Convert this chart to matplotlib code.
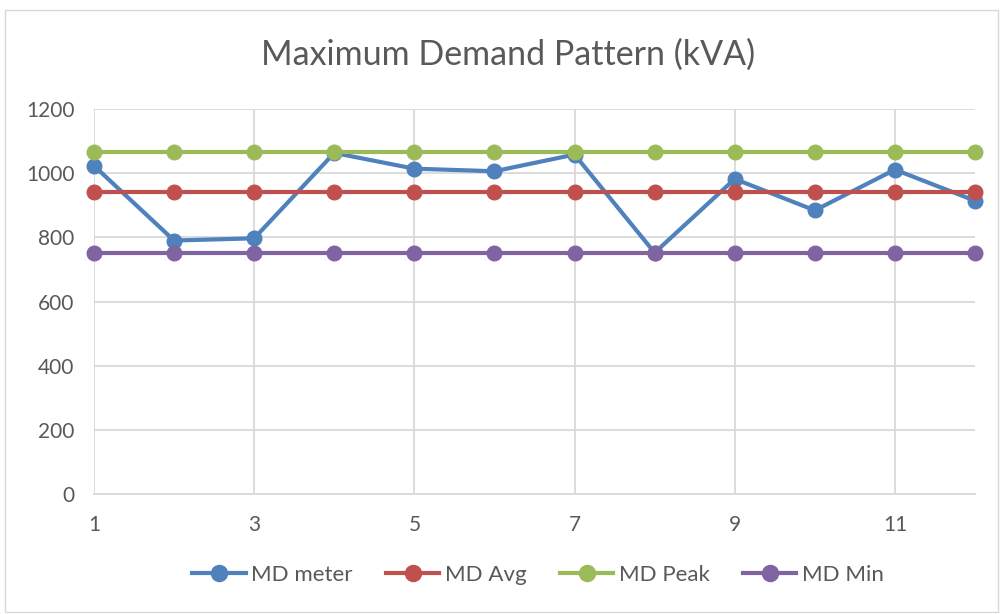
import matplotlib
matplotlib.use('Agg')
import matplotlib.pyplot as plt
from matplotlib.patches import Rectangle

plt.rcParams['font.family'] = ['Lato', 'DejaVu Sans']

months = [1, 2, 3, 4, 5, 6, 7, 8, 9, 10, 11, 12]
md_meter = [1023, 790, 797, 1063, 1014, 1006, 1058, 752, 982, 884, 1011, 914]
md_avg = [940] * 12
md_peak = [1067] * 12
md_min = [751] * 12

series = [
    ('MD meter', md_meter, '#4F81BD'),
    ('MD Avg', md_avg, '#C0504D'),
    ('MD Peak', md_peak, '#9BBB59'),
    ('MD Min', md_min, '#8064A2'),
]
text_col = '#595959'
grid_col = '#D9D9D9'

fig = plt.figure(figsize=(10.05, 6.14), dpi=100)
ax = fig.add_axes([94 / 1005, 1 - 494 / 614, (975 - 94) / 1005, (494 - 109) / 614])

for name, vals, col in series:
    ax.plot(months, vals, '-o', color=col, lw=3, ms=10.5, label=name, clip_on=False)

ax.set_xlim(1, 12)
ax.set_ylim(0, 1200)
ax.set_xticks([1, 3, 5, 7, 9, 11])
ax.set_yticks(range(0, 1201, 200))
ax.grid(True, color=grid_col, lw=1.3)
ax.set_axisbelow(True)
for s in ['top', 'right', 'left']:
    ax.spines[s].set_visible(False)
ax.spines['bottom'].set_color(grid_col)
ax.spines['bottom'].set_linewidth(1.3)
ax.tick_params(length=0, labelsize=15, colors=text_col)
ax.tick_params(axis='x', pad=15)
ax.tick_params(axis='y', pad=14)

fig.text(508 / 1005, 1 - 55 / 614, 'Maximum Demand Pattern (kVA)', ha='center', va='center',
         fontsize=24.5, color=text_col)

ax.legend(loc='center', bbox_to_anchor=(538 / 1005, 1 - 575 / 614), bbox_transform=fig.transFigure,
          ncol=4, frameon=False, fontsize=16, labelcolor=text_col, handlelength=2.4,
          handletextpad=0.25, columnspacing=1.5, markerscale=1.1)

fig.patches.append(Rectangle((5 / 1005, 2 / 614), 993 / 1005, 602 / 614,
                             transform=fig.transFigure, fill=False,
                             edgecolor='#D9D9D9', lw=1))

fig.savefig('out.png', dpi=100)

================

TASK STATEMENT:
Please take the lines from the beginning of the data above through the line holding "fontsize=24.5, color=text_col)" and transcribe them exactly, without any pictures.

THE REPLY:
Convert this chart to matplotlib code.
import matplotlib
matplotlib.use('Agg')
import matplotlib.pyplot as plt
from matplotlib.patches import Rectangle

plt.rcParams['font.family'] = ['Lato', 'DejaVu Sans']

months = [1, 2, 3, 4, 5, 6, 7, 8, 9, 10, 11, 12]
md_meter = [1023, 790, 797, 1063, 1014, 1006, 1058, 752, 982, 884, 1011, 914]
md_avg = [940] * 12
md_peak = [1067] * 12
md_min = [751] * 12

series = [
    ('MD meter', md_meter, '#4F81BD'),
    ('MD Avg', md_avg, '#C0504D'),
    ('MD Peak', md_peak, '#9BBB59'),
    ('MD Min', md_min, '#8064A2'),
]
text_col = '#595959'
grid_col = '#D9D9D9'

fig = plt.figure(figsize=(10.05, 6.14), dpi=100)
ax = fig.add_axes([94 / 1005, 1 - 494 / 614, (975 - 94) / 1005, (494 - 109) / 614])

for name, vals, col in series:
    ax.plot(months, vals, '-o', color=col, lw=3, ms=10.5, label=name, clip_on=False)

ax.set_xlim(1, 12)
ax.set_ylim(0, 1200)
ax.set_xticks([1, 3, 5, 7, 9, 11])
ax.set_yticks(range(0, 1201, 200))
ax.grid(True, color=grid_col, lw=1.3)
ax.set_axisbelow(True)
for s in ['top', 'right', 'left']:
    ax.spines[s].set_visible(False)
ax.spines['bottom'].set_color(grid_col)
ax.spines['bottom'].set_linewidth(1.3)
ax.tick_params(length=0, labelsize=15, colors=text_col)
ax.tick_params(axis='x', pad=15)
ax.tick_params(axis='y', pad=14)

fig.text(508 / 1005, 1 - 55 / 614, 'Maximum Demand Pattern (kVA)', ha='center', va='center',
         fontsize=24.5, color=text_col)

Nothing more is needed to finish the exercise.